With the goal of lowering alleged stormwater-driven pollution by local industrial and commercial sites, two nonprofits that work to protect clean and healthy water filed a petition on June 1 with the Central Coast Regional Water Quality Control Board.

According to the California Coastkeeper Alliance and Monterey Waterkeeper, the institutional sites that generate runoff into the Salinas Watershed affect Gabilan Creek, Natividad Creek, Alisal Creek, Santa Rita Creek and the Reclamation Ditch.

The petition by the nonprofits demands that the Central Coast Regional Water Quality Control Board implement its clout under the federal Clean Water Act to require stormwater permits for privately-owned commercial, industrial and institutional—often referred to as CII—sites throughout the Salinas River Watershed.

“The Salinas Valley is one of the most productive agricultural regions in the world, while commercial and industrial sites occupy only a small fraction of the urban landscape, yet they generate more than a third of the heavy metal pollution entering our waterways,” said Natalie Herendeen, executive director of Monterey Waterkeeper, via a press release. “CII facilities have operated without any direct, enforceable obligation to clean up their stormwater for far too long. This petition will help us close this gap and provide safer water for our future generations.”

Sean Bothwell, executive director of California Coastkeeper Alliance, concurred with Herendeen.

“Regulators have both the authority and obligation to require permits for commercial, industrial and institutional stormwater discharges that are polluting local waterways,” Bothwell said. “Our petition demonstrates that similar action is not only justified here, but urgently needed across California to ensure private corporate polluters—not the public—are on the hook to address these water quality violations.”

According to Bothwell and Herendeen, under the law, cities—not private commercial property owners—shoulder the legal and financial stress of addressing stormwater pollution. They added that the Central Coast Water Board's Municipal Separate Storm Sewer Systems permit program regulates the City of Salinas’ public storm drain system.

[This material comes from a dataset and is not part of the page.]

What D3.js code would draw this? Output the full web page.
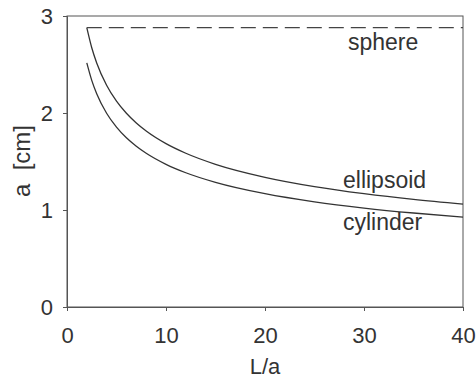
<!DOCTYPE html>
<html><head><meta charset="utf-8">
<script src="https://cdn.jsdelivr.net/npm/d3@7"></script>
<style>body{margin:0;background:#fff}svg{display:block}text{font-family:"Liberation Sans",Arial,sans-serif;fill:#333}</style>
</head><body>
<svg id="c" width="476" height="382"></svg>
<script>
const xTicks = [0, 10, 20, 30, 40];
const yTicks = [0, 1, 2, 3];
const xVals = [2, 2.5, 3, 4, 5, 6, 7, 8, 10, 12, 15, 20, 25, 30, 35, 40];
const ellipsoid = [2.88, 2.673, 2.516, 2.286, 2.122, 1.997, 1.897, 1.814, 1.684, 1.585, 1.471, 1.337, 1.241, 1.168, 1.109, 1.061];
const cylinder = [2.516, 2.336, 2.198, 1.997, 1.854, 1.744, 1.657, 1.585, 1.471, 1.384, 1.285, 1.168, 1.084, 1.020, 0.969, 0.927];
const sphereX = [2, 40];
const sphere = [2.88, 2.88];
const seriesLabels = ["sphere", "ellipsoid", "cylinder"];

const svg = d3.select("#c");
const m = {l: 67, r: 13, t: 16, b: 75};
const W = 476, H = 382;
const x = d3.scaleLinear().domain([0, 40]).range([m.l, W - m.r]);
const y = d3.scaleLinear().domain([0, 3]).range([H - m.b, m.t]);
const stroke = "#333";

svg.append("rect").attr("x", m.l).attr("y", m.t).attr("width", x(40) - m.l).attr("height", y(0) - m.t)
  .attr("fill", "none").attr("stroke", "#555").attr("stroke-width", 1);

const xa = svg.append("g").attr("transform", `translate(0,${y(0)})`)
  .call(d3.axisBottom(x).tickValues(xTicks).tickFormat(d3.format("d")).tickSize(4).tickPadding(16));
const ya = svg.append("g").attr("transform", `translate(${m.l},0)`)
  .call(d3.axisLeft(y).tickValues(yTicks).tickFormat(d3.format("d")).tickSize(4).tickPadding(10));
[xa, ya].forEach(g => {
  g.selectAll("path,line").attr("stroke", "#555");
  g.selectAll("text").style("font-size", "22px").attr("fill", "#333");
});

const line = d3.line().x(d => x(d[0])).y(d => y(d[1])).curve(d3.curveMonotoneX);
svg.append("path").datum(xVals.map((v, i) => [v, ellipsoid[i]])).attr("d", line)
  .attr("fill", "none").attr("stroke", stroke).attr("stroke-width", 1.3);
svg.append("path").datum(xVals.map((v, i) => [v, cylinder[i]])).attr("d", line)
  .attr("fill", "none").attr("stroke", stroke).attr("stroke-width", 1.3);
svg.append("path").datum(sphereX.map((v, i) => [v, sphere[i]])).attr("d", d3.line().x(d => x(d[0])).y(d => y(d[1])))
  .attr("fill", "none").attr("stroke", "#444").attr("stroke-width", 1.1).attr("stroke-dasharray", "15,7");

svg.append("text").attr("x", 348).attr("y", 50).style("font-size", "23px").text(seriesLabels[0]);
svg.append("text").attr("x", 343).attr("y", 188).style("font-size", "23px").text(seriesLabels[1]);
svg.append("text").attr("x", 343).attr("y", 230).style("font-size", "23px").text(seriesLabels[2]);

svg.append("text").attr("x", x(20)).attr("y", 374).attr("text-anchor", "middle").style("font-size", "22px").text("L/a");
svg.append("text").attr("transform", `translate(30,161) rotate(-90)`).attr("text-anchor", "middle")
  .style("font-size", "24px").style("white-space", "pre").text("a  [cm]");
</script>
</body></html>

“But it does not directly require the private CII facilities that generate a disproportionate share of pollutants to reduce their discharges. That gap has a direct consequence: CII sites generate approximately 34% of the watershed's copper pollution and 31% of its zinc pollution while bearing zero enforceable obligation to reduce those loads,” according to the press release. “As a result, the City of Salinas cannot achieve water quality standards no matter how stringently it is regulated—it simply does have the ability to control enough pollution sources.”

The California Coastkeeper Alliance and Monterey Waterkeeper have detected about 800 to 1,200 private facilities, that includes commercial retail corridors along North Main Street and Highway 101.

The Central Coast Water Board has 90 days to review the petition.